Utancın ve kaderin hakim olduğu adaletsiz bir dünya da çaresizliğimiz pazarlanıyor..

Yorgun, yoksul ve yalnızlaşan yığınlar, kendi dünyalarında içlerine kapanıyorlar. Toplam nüfusun yarısına yakını yardım almadan geçinemiyor.

Durumuna çare arayan kalabalıklara kutsallar adına mevcut iktidara biat etmeyi öğütlüyorlar. İçinde bulundukları durumu anlamlandıramayan kalabalıklar, Mehdi, Şeyh ve Din adına kandırılarak, iradeleri oy’a tahvil ediliyor.

Bu kısır döngü her alanda “tükenmişlik, çaresizlik ve güvensizlik ”duygusunu tetikliyor.
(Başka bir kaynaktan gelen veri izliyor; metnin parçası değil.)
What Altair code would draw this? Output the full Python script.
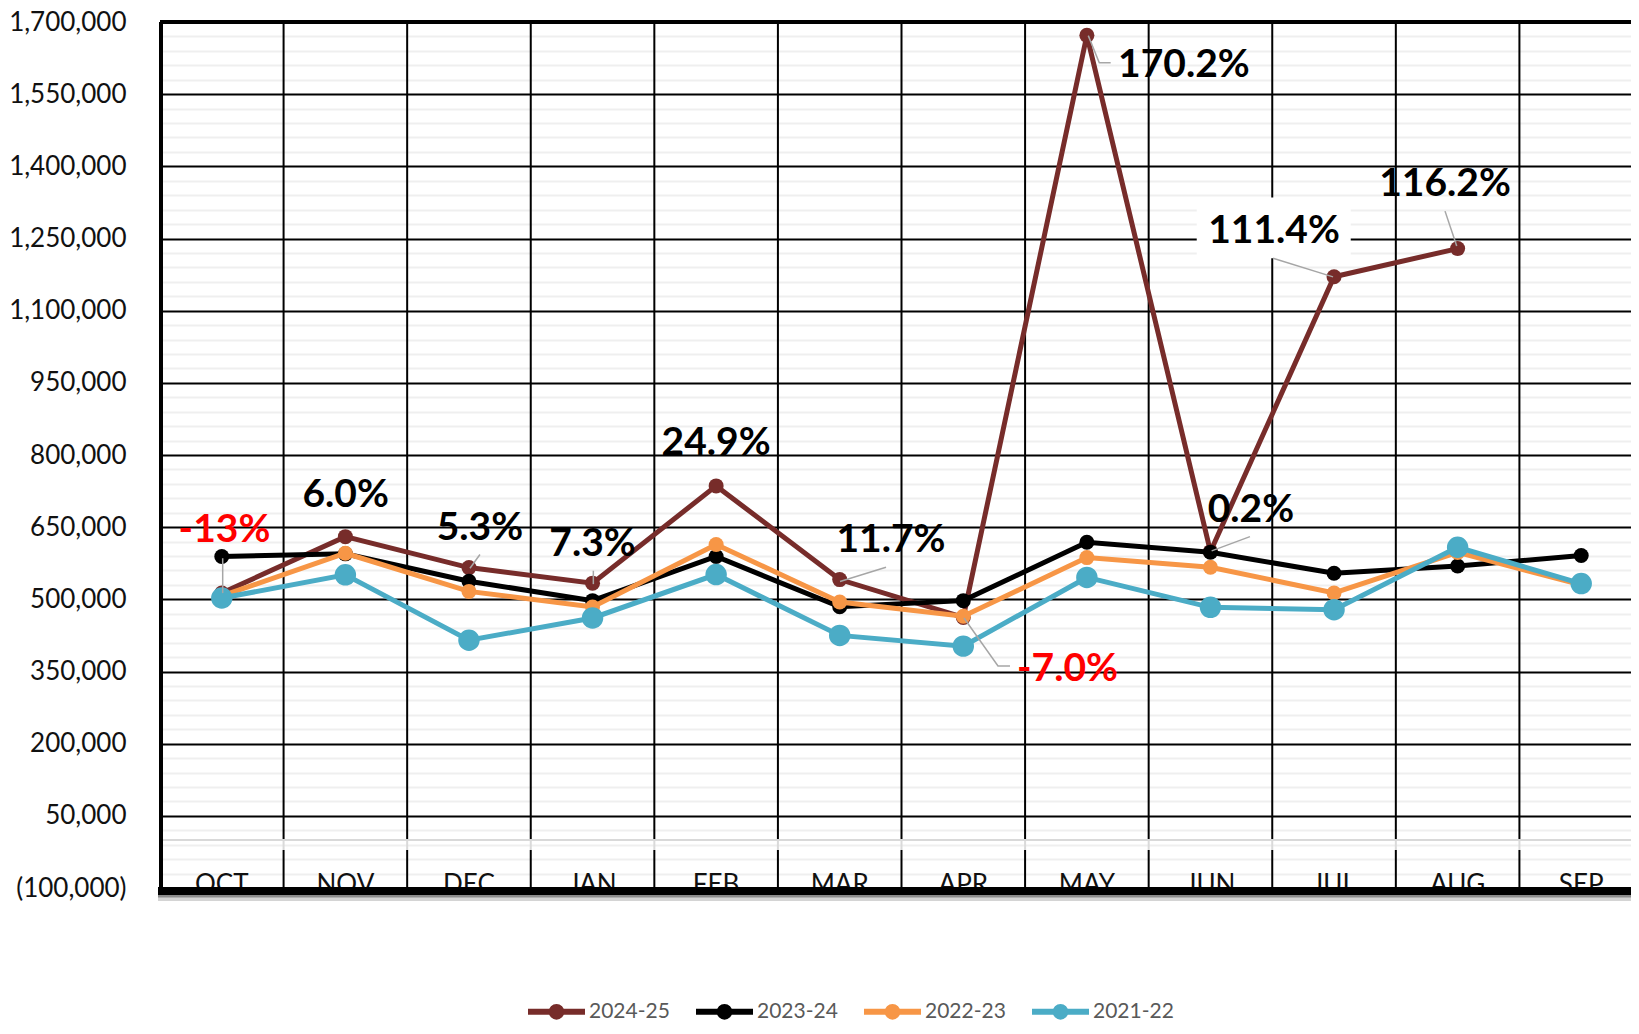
import altair as alt
import pandas as pd

# ---------------- data ----------------
months = ["OCT", "NOV", "DEC", "JAN", "FEB", "MAR", "APR", "MAY", "JUN", "JUL", "AUG", "SEP"]
series = ["2024-25", "2023-24", "2022-23", "2021-22"]
colors = ["#772C2A", "#000000", "#F79646", "#4BACC6"]

v2024_25 = [513000, 630300, 566000, 533600, 735800, 541000, 462500, 1672300, 599100, 1170600, 1229000, None]
v2023_24 = [589000, 594500, 537500, 497300, 589000, 484500, 497300, 618600, 597900, 554200, 569300, 591000]
v2022_23 = [507000, 595800, 516500, 484100, 614000, 494400, 464800, 586800, 566800, 513200, 597500, 530000]
v2021_22 = [502700, 551000, 415000, 461300, 551500, 425000, 402700, 545500, 483400, 478500, 608200, 532700]
series_values = {"2024-25": v2024_25, "2023-24": v2023_24, "2022-23": v2022_23, "2021-22": v2021_22}

major_ticks = [-100000, 50000, 200000, 350000, 500000, 650000, 800000, 950000,
               1100000, 1250000, 1400000, 1550000, 1700000]

# annotation labels (month anchor, text, label baseline value, px offset from band centre)
ann_month = ["OCT", "NOV", "DEC", "JAN", "FEB", "MAR", "APR", "MAY", "JUN", "JUL", "AUG"]
ann_text = ["-13%", "6.0%", "5.3%", "7.3%", "24.9%", "11.7%", "-7.0%", "170.2%", "0.2%", "111.4%", "116.2%"]
ann_value = [620000, 692400, 624100, 591000, 800000, 599300, 330300, 1586200, 661400, 1240700, 1337900]
ann_dx = [2.7, 0.3, 11, 0, 0, 51.3, 104.2, 97, 40.5, -60, -12.6]
ann_neg = [True, False, False, False, False, False, True, False, False, False, False]

# leader lines: id, month anchor, px offset from band centre, value
lead_id = [1, 1, 2, 2, 3, 3, 4, 4, 5, 5, 5, 6, 6, 6, 7, 7, 8, 8, 9, 9]
lead_month = ["OCT", "OCT", "DEC", "DEC", "JAN", "JAN", "MAR", "MAR", "APR", "APR", "APR",
              "MAY", "MAY", "MAY", "JUN", "JUN", "JUL", "JUL", "AUG", "AUG"]
lead_dx = [0.9, 0.9, 11, 1, 0.8, 0.8, 46.3, 0.3, 46.7, 34.7, 0.7, 23.8, 12.4, 1.4, 39.5, 1.2, -61, -1, -12.6, -0.9]
lead_value = [585400, 513000, 593100, 564700, 559400, 531600, 566800, 537200, 361400, 361400, 461300,
              1615200, 1615200, 1671700, 630300, 600700, 1209000, 1170300, 1306900, 1234500]

# ---------------- layout ----------------
W, H = 1471, 866          # visible plot area
RANGE_W = 1483            # x range runs past the right edge (chart is cut off on the right)
BAND = RANGE_W / len(months)
FONT = "Lato"

# ---------------- tables ----------------
rows = []
for s in series:
    for m, v in zip(months, series_values[s]):
        if v is not None:
            rows.append({"month": m, "series": s, "value": v})
df = pd.DataFrame(rows)

ann_df = pd.DataFrame({"month": ann_month, "label": ann_text, "value": ann_value,
                       "dx": [d + BAND / 2 for d in ann_dx], "neg": ann_neg})
lead_df = pd.DataFrame({"id": lead_id, "month": lead_month,
                        "dx": [d + BAND / 2 for d in lead_dx], "value": lead_value})
box_df = pd.DataFrame({"month": ["JUL"], "value": [1272100], "dx": [-60.3 + BAND / 2]})
vgrid_top = pd.DataFrame({"month": months[1:], "dx": 0, "value": 1700000, "value2": 0})
vgrid_gap = pd.DataFrame({"month": months[1:], "dx": 0, "value": 0, "value2": -21000})
vgrid_bot = pd.DataFrame({"month": months[1:], "dx": 0, "value": -21000, "value2": -100000})

minor_ticks = list(range(-100000, 1700001, 30000))
is_major = "(datum.value + 100000) % 150000 == 0"

x_enc = alt.X(
    "month:N",
    scale=alt.Scale(domain=months, paddingInner=0, paddingOuter=0, range=[0, RANGE_W]),
    axis=alt.Axis(title=None, grid=False, domain=False, ticks=False, tickSize=0, labelAngle=0,
                  labelFont=FONT, labelFontSize=26, labelColor="#111111", labelPadding=-17),
)
y_enc = alt.Y(
    "value:Q",
    scale=alt.Scale(domain=[-100000, 1700000], nice=False, zero=False),
    axis=alt.Axis(title=None, values=minor_ticks,
                  labelExpr="(datum.value + 100000) % 150000 == 0 ? (datum.value < 0 ? '(' + format(-datum.value, ',') + ')' : format(datum.value, ',')) : ''",
                  grid=True,
                  gridColor={"condition": {"test": is_major, "value": "#000000"}, "value": "#EFEFEF"},
                  gridWidth=2, domain=False, ticks=False, tickSize=0, labelOverlap=False,
                  labelFlush=False, labelFont=FONT, labelFontSize=26, labelColor="#111111",
                  labelPadding=34),
)
xoff = alt.XOffset("dx:Q", scale=None)

legend_symbol = "M-1,0H1M0.17,0A0.17,0.17,0,1,1,-0.17,0A0.17,0.17,0,1,1,0.17,0"
legend_def = alt.Legend(
    title=None, orient="none", direction="horizontal", legendX=365, legendY=958,
    symbolType=legend_symbol, symbolSize=3249, symbolStrokeWidth=6, symbolOpacity=1,
    labelFont=FONT, labelFontSize=21, labelColor="#595959", labelOffset=1,
    columnPadding=14,
)
color_scale = alt.Scale(domain=series, range=colors)
stroke_enc = alt.Stroke("series:N", scale=color_scale, legend=legend_def)
fill_enc = alt.Fill("series:N", scale=color_scale, legend=legend_def)

layers = []

# vertical grid lines at month boundaries (above the faint minor grid)
layers.append(alt.Chart(vgrid_top).mark_rule(color="#000000", strokeWidth=2).encode(
    x=x_enc, xOffset=xoff, y=y_enc, y2=alt.Y2("value2:Q")))
layers.append(alt.Chart(vgrid_gap).mark_rule(color="#D9D9D9", strokeWidth=2).encode(
    x=x_enc, xOffset=xoff, y=y_enc, y2=alt.Y2("value2:Q")))
layers.append(alt.Chart(vgrid_bot).mark_rule(color="#000000", strokeWidth=2).encode(
    x=x_enc, xOffset=xoff, y=y_enc, y2=alt.Y2("value2:Q")))

# zero (category) axis line
zero_df = pd.DataFrame({"value": [0]})
layers.append(alt.Chart(zero_df).mark_rule(color="#D9D9D9", strokeWidth=2).encode(
    y=y_enc, x=alt.value(0), x2=alt.value(W + 20)))

# white box behind 111.4%
layers.append(alt.Chart(box_df).mark_point(
    shape="M-1,-0.396H1V0.396H-1Z", size=154 * 154, filled=True, fill="white", opacity=1,
    strokeWidth=0).encode(x=x_enc, xOffset=xoff, y=y_enc))

base = alt.Chart(df)
marker_sizes = {"2024-25": 225, "2023-24": 225, "2022-23": 225, "2021-22": 460}
for s in series:
    sub = base.transform_filter(alt.datum.series == s)
    layers.append(sub.mark_line(strokeWidth=5).encode(x=x_enc, y=y_enc, stroke=stroke_enc))
    layers.append(sub.mark_point(filled=True, opacity=1, size=marker_sizes[s]).encode(
        x=x_enc, y=y_enc, fill=fill_enc))

# leader lines
layers.append(alt.Chart(lead_df).mark_line(color="#A6A6A6", strokeWidth=1.5).encode(
    x=x_enc, xOffset=xoff, y=y_enc, detail="id:N"))

# annotation texts
for neg, col in [(False, "#000000"), (True, "#FF0000")]:
    layers.append(alt.Chart(ann_df).transform_filter(alt.datum.neg == neg).mark_text(
        font=FONT, fontSize=39, fontWeight="bold", color=col, align="center",
        baseline="alphabetic").encode(x=x_enc, xOffset=xoff, y=y_enc, text="label:N"))

# frame borders
top_df = pd.DataFrame({"value": [1700000]})
layers.append(alt.Chart(top_df).mark_rule(color="#000000", strokeWidth=4).encode(
    y=y_enc, x=alt.value(0), x2=alt.value(W + 20)))
bot_df = pd.DataFrame({"value": [-100000]})
layers.append(alt.Chart(bot_df).mark_rule(color="#D4D4D4", strokeWidth=4, yOffset=11).encode(
    y=y_enc, x=alt.value(-2), x2=alt.value(W + 20)))
layers.append(alt.Chart(bot_df).mark_rule(color="#8C8C8C", strokeWidth=3, yOffset=8).encode(
    y=y_enc, x=alt.value(-2), x2=alt.value(W + 20)))
layers.append(alt.Chart(bot_df).mark_rule(color="#000000", strokeWidth=8, yOffset=3).encode(
    y=y_enc, x=alt.value(-2), x2=alt.value(W + 20)))
left_df = pd.DataFrame({"value": [1700000], "value2": [-100000]})
layers.append(alt.Chart(left_df).mark_rule(color="#000000", strokeWidth=4).encode(
    y=y_enc, y2=alt.Y2("value2:Q"), x=alt.value(1)))

chart = alt.layer(*layers).properties(
    width=W, height=H,
    autosize=alt.AutoSizeParams(type="none"),
    padding={"left": 152, "top": 14, "right": 0, "bottom": 138},
    background="white",
).configure_view(stroke=None)

chart.save("out.html", embed_options={"renderer": "svg", "actions": False})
Tükenmişlik ve çaresizlik ”pazarının tacirleri, kutsallarımız üzerinden isyanımızı pazarlıyor. Utancımız ve kaderimiz haline getirilen bu düzen, Türk toplumunu içten içe ÇÜRÜTÜYOR.

Genel anlamda Küreselleşmenin sonuçları olarak tarif edeceğimiz bu durumdan kurtulmamız gerekiyor.

DEĞİŞİMİN ÖNCÜLERİ,
Bu düzen değişmelidir. Görünen ve bilinen kaynaklarımız üzerinden, yorgun ve yoksul kalabalıkları, istihdam edecek, yardıma muhtaç olmaktan kurtaracak, plan proje ve programları ortaya koyma zamanı geldi geçiyor!

Akıl,ilim ve deneyimlerimizi bu yola kanalıze etmemiz gerekiyor.

Sayın Akşener’in başlattığı değişim hareketinde, kişiler üzerinden polemikler kurgulayarak bir yere varamayız. Değişim ve “yeni siyaset ”alanına katkısı olmayanların bu kulvarda yol alma şansının olmadığını düşünüyorum. Karşı karşıya bulunduğumuz sorunlara karşı planı, projesi programı olmayanlar ile bu kulvarda yan yana olamayız, olmamalıyız.

Bu idrak ve anlayışta olmayanların, kendilerini ifade edebilecekleri siyasal yapılar oldukça fazladır. Bu yeni siyaset alanını ve kulvarını kirletmeyelim. Bu düzen değişmelidir, değişim hareketinin öncüleri ile değişecektir.